As a workaround, I recommend you to add

-DCUDA_cublas_LIBRARY=/usr/local/cuda/lib64/libcublas.so

or

-DCUDA_cublas_LIBRARY=/usr/lib/x86_64-linux-gnu/libcublas.so

depending on where libcublas.so is while invoking cmake ..


The cudnn library is in /usr/lib/x86_64-linux-gnu/libcudnn.so. I guess it was installed from apt-get. You can try to install CUDAToolkit and cudnn in your home directory.

qindazhu commented 3 years ago

yeah, many thanks!

csukuangfj commented 3 years ago

Is the problem fixed?

qindazhu commented 3 years ago

We have issues with Cuda installation (which is not installed by me), may try to install, will come back to you later, many thanks!

qindazhu commented 3 years ago

Fixed, many thanks, @csukuangfj

csukuangfj commented 3 years ago

Great!

Sent from myMail for iOS

Tuesday, 6 October 2020, 15:33 +0800 from notifications@github.com notifications@github.com:

Fixed, many thanks, @csukuangfj — You are receiving this because you were mentioned. Reply to this email directly, view it on GitHub , or unsubscribe .

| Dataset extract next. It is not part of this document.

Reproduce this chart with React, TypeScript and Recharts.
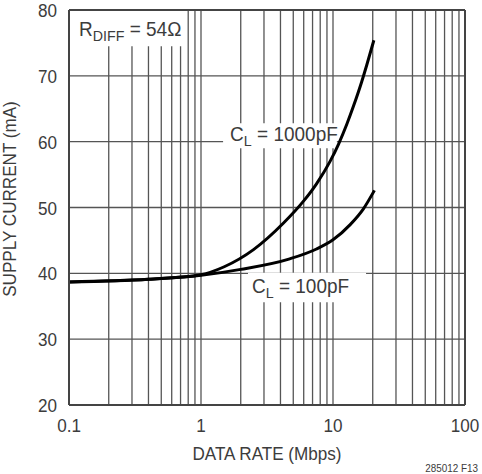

danpovey commented 3 years ago

It seems the way we are finding CUDA does not work for newer version of the CUBLAS library. After 10.0, e.g. with 10.1, they moved the CUBLAS library to "outside" the main toolkit. Even after I installed cuda-cublas-dev-10-0, I'm getting -lCUDA_cublas_LIBRARY-NOTFOUND in the cmake output.

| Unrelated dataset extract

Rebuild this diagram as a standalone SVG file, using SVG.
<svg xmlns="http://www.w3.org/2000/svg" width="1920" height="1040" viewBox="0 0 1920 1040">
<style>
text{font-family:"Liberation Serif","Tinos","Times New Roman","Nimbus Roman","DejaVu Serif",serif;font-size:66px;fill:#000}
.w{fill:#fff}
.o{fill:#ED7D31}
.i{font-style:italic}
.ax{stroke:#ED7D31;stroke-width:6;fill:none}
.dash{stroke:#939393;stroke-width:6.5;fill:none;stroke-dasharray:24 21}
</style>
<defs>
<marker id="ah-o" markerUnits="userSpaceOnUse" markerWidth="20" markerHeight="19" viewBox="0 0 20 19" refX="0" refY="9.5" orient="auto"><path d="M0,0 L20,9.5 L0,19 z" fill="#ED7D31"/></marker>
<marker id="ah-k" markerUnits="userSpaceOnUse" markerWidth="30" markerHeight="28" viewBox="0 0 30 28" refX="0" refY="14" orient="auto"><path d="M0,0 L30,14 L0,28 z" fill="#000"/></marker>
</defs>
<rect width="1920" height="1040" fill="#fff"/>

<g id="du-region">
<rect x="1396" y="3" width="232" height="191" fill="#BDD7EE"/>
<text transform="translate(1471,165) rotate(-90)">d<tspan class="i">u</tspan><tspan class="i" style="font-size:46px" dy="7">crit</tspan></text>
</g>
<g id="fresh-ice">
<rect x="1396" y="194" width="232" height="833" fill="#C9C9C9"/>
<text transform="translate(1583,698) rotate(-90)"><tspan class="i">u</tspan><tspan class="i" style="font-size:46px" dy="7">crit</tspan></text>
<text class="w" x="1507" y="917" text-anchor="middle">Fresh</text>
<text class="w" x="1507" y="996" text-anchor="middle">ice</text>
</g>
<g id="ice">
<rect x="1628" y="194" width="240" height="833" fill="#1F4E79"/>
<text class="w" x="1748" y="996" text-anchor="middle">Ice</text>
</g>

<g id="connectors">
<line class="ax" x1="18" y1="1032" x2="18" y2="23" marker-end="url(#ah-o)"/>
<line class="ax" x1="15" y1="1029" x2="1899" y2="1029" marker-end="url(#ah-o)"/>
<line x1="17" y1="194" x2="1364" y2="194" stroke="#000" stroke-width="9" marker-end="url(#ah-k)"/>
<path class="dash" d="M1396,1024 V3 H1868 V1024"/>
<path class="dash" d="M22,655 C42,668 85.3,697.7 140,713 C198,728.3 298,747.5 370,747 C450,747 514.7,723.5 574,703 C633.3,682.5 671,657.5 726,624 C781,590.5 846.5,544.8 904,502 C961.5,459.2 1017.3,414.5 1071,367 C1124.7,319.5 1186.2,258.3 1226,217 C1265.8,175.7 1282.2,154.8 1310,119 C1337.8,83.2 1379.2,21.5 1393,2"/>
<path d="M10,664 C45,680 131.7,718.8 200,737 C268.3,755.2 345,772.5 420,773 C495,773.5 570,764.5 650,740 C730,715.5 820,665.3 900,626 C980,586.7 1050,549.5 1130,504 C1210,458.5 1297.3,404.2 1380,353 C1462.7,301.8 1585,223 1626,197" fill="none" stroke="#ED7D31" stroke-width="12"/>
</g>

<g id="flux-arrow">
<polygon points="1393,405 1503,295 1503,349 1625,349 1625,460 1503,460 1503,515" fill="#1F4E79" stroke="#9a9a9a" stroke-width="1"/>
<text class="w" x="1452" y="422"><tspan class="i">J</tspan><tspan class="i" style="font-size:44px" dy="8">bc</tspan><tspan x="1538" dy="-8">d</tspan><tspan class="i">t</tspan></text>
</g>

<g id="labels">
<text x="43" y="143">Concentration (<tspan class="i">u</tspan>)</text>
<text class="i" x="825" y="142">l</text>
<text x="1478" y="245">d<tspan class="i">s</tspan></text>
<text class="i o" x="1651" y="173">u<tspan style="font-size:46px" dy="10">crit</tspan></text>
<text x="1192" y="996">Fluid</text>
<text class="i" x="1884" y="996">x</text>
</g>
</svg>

csukuangfj commented 3 years ago

It seems the way we are finding CUDA does not work for newer version of the CUBLAS library. After 10.0, e.g. with 10.1,

The colab notebook is using cuda 10.1; however, there is no problem to compile k2 in colab.

I am using cuda 10.1 locally, though it is not installed via apt-get.

danpovey commented 3 years ago

It may depend how it was installed, e.g. from apt-get vs. the installer. Where is the cublas library, for you? With the toolkit?

On Tue, Oct 6, 2020 at 8:04 PM Fangjun Kuang notifications@github.com wrote:

It seems the way we are finding CUDA does not work for newer version of the CUBLAS library. After 10.0, e.g. with 10.1,

The colab notebook https://colab.research.google.com/drive/1qbHUhNZUX7AYEpqnZyf29Lrz2IPHBGlX?usp=sharing is using cuda 10.1; however, there is no problem to compile k2 in colab.

I am using cuda 10.1 locally, though it is not installed via apt-get.

— You are receiving this because you modified the open/close state. Reply to this email directly, view it on GitHub https://github.com/k2-fsa/k2/issues/225#issuecomment-704222536, or unsubscribe https://github.com/notifications/unsubscribe-auth/AAZFLO34HAFOCWZURP6VLRLSJMBU5ANCNFSM4SFRMUKQ .

csukuangfj commented 3 years ago

In colab notebook, it is /usr/lib/x86_64-linux-gnu/libcublas.so, while it is /path/to/my/cuda/lib64/libcublas.so locally.

csukuangfj commented 3 years ago

sorry, I am using cuda 10.2 locally.